The Centers for Disease Control and Prevention’s (CDC’s) Advisory Committee on Immunization Practices voted 15-0 to include COVID-19 vaccines for children ages 6 months to 18 years in the Vaccines for Children (VFC) program. The program provides free vaccines for Medicaid-eligible, uninsured, underinsured and American Indian/Alaska Native children.

Wednesday’s vote paves the way for the CDC to start taking steps to award contracts for COVID vaccines. They will not be available in the VFC program until they transition from being distributed as part of the government’s COVID response to commercial distribution. The timing on that change has not been finalized.

José R. Romero, M.D., FAAP, director of the National Center for Immunization and Respiratory Diseases, stressed that including COVID vaccines in the VFC program does not impact school vaccination requirements.

“… this is not a policy change nor is it a mandate for the use of the vaccine,” Dr. Romero said. “It is a way to ensure access to this vaccine for those children that don’t have insurance.”

Children ages 6 months and older are eligible for a COVID vaccine primary series, but many have not been vaccinated. About 61% of adolescents ages 12-17 years, 32% of children ages 5-11 years, 3% of children ages 2-4 years and 2% of children under 2 years have completed their primary series, according to CDC data.

The AAP supports inclusion of COVID vaccines in the VFC program. In a letter to the White House COVID-19 response coordinator earlier this month, AAP President Moira A. Szilagyi, M.D., Ph.D., FAAP, noted the move would help raise vaccination rates as the program administers vaccines to nearly half of U.S. children.

“Having the ability to order COVID-19 vaccines through VFC will help pediatricians and other participating VFC providers order these vaccines in a similar fashion to other routine immunizations,” she wrote. “It is imperative, however, to relieve some of the administrative burden currently associated with administering COVID-19 vaccines and participating in the VFC program.”
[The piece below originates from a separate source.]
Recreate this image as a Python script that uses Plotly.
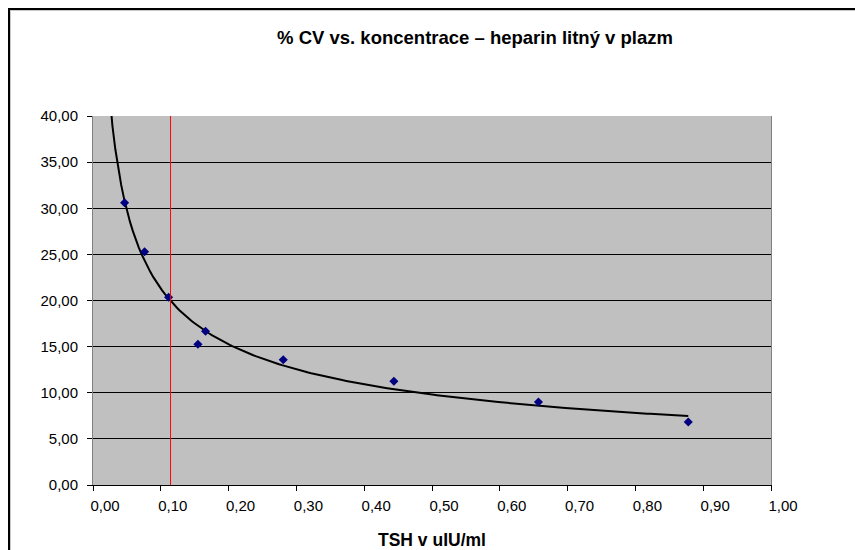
import numpy as np
import plotly.graph_objects as go

# data
tsh = [0.0466, 0.0761, 0.1115, 0.1548, 0.166, 0.2806, 0.4438, 0.657, 0.878]
cv = [30.60, 25.29, 20.35, 15.25, 16.66, 13.58, 11.24, 9.00, 6.83]
cutoff_x = [0.1144]
x_ticks = [0.0, 0.1, 0.2, 0.3, 0.4, 0.5, 0.6, 0.7, 0.8, 0.9, 1.0]
y_ticks = [0, 5, 10, 15, 20, 25, 30, 35, 40]
title_text = "% CV vs. koncentrace – heparin litný v plazm"
x_title = "TSH v uIU/ml"

# power trendline (as in Excel): fit in log-log space
b, ln_a = np.polyfit(np.log(tsh), np.log(cv), 1)
xs = np.linspace(0.02, max(tsh), 200)
ys = np.exp(ln_a) * xs ** b

FONT = "Liberation Sans, Arial, sans-serif"
W, H = 855, 550
L, R, T, B = 93, 84, 116, 65
pw = W - L - R
ph = H - T - B


def px_x(p):
    return (p - L) / pw


def px_y(p):
    return (H - B - p) / ph


fig = go.Figure()
fig.add_trace(go.Scatter(x=xs, y=ys, mode="lines",
                         line=dict(color="black", width=2), hoverinfo="skip"))
fig.add_trace(go.Scatter(x=tsh, y=cv, mode="markers",
                         marker=dict(symbol="diamond", size=7, color="#000080")))

fig.add_shape(type="line", xref="x", yref="y", x0=cutoff_x[0], x1=cutoff_x[0],
              y0=y_ticks[0], y1=y_ticks[-1], line=dict(color="red", width=1))

# outer chart border (extends beyond the picture on the right / bottom)
fig.add_shape(type="line", xref="paper", yref="paper",
              x0=px_x(8), x1=px_x(855), y0=px_y(9), y1=px_y(9),
              line=dict(color="black", width=2), layer="above")
fig.add_shape(type="line", xref="paper", yref="paper",
              x0=px_x(9), x1=px_x(9), y0=px_y(8), y1=px_y(550),
              line=dict(color="black", width=2), layer="above")

fig.add_annotation(text="<b>" + x_title + "</b>", xref="paper", yref="paper",
                   x=0.5, y=px_y(540), xanchor="center", yanchor="middle",
                   showarrow=False, font=dict(size=17.5, family=FONT, color="black"))

fig.update_layout(
    width=W, height=H,
    margin=dict(l=L, r=R, t=T, b=B, autoexpand=False),
    paper_bgcolor="white", plot_bgcolor="#C0C0C0",
    showlegend=False,
    separators=", ",
    font=dict(family=FONT, color="black"),
    title=dict(text="<b>" + title_text + "</b>", x=px_x(475), xref="paper",
               xanchor="center", y=1 - 38 / H, yref="container", yanchor="middle",
               font=dict(size=18.5, family=FONT, color="black")),
)
fig.update_xaxes(range=[0, 1], tickvals=x_ticks, tickformat=".2f", automargin=False,
                 showgrid=False, zeroline=False,
                 showline=True, linecolor="black", linewidth=1,
                 ticks="outside", ticklen=5, tickcolor="black",
                 tickfont=dict(size=15), ticklabelshift=12, ticklabelstandoff=2)
fig.update_yaxes(range=[0, 40], tickvals=y_ticks, tickformat=".2f", automargin=False,
                 showgrid=True, gridcolor="black", gridwidth=1, zeroline=False,
                 showline=True, linecolor="#808080", linewidth=1, mirror=True,
                 ticks="outside", ticklen=5, tickcolor="black",
                 tickfont=dict(size=15), ticklabelstandoff=6)

post = (
    "document.body.style.margin='0';document.body.style.overflow='hidden';"
    "var d=document.createElement('div');"
    "d.style.cssText='position:absolute;left:8px;top:8px;width:900px;height:600px;"
    "border-top:2px solid #000;border-left:2px solid #000;"
    "box-shadow:inset 1px 1px 0 #c8c8c8;pointer-events:none;';"
    "document.body.appendChild(d);"
)
fig.write_html("out.html", config={"displayModeBar": False}, post_script=post)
She cited restrictions on storing public and private vaccines in the same refrigerator and having to refer uninsured children to a federally qualified health center or rural health clinic.

The AAP also is encouraging federal authorities to ensure adequate payment levels for VFC providers to administer COVID vaccines.

Dr. Szilagyi laid out numerous actions the administration could take to address these and other hurdles to COVID vaccine administration that pediatricians face.

“Simply put, the nation’s pediatricians need to be supported as we attempt to vaccinate our nation’s youngest citizens against COVID-19,” Dr. Szilagyi wrote. “If there are too many financial and practical disincentives for pediatric clinicians to purchase, stock and administer COVID-19 vaccines, we will fail to meet the challenge.”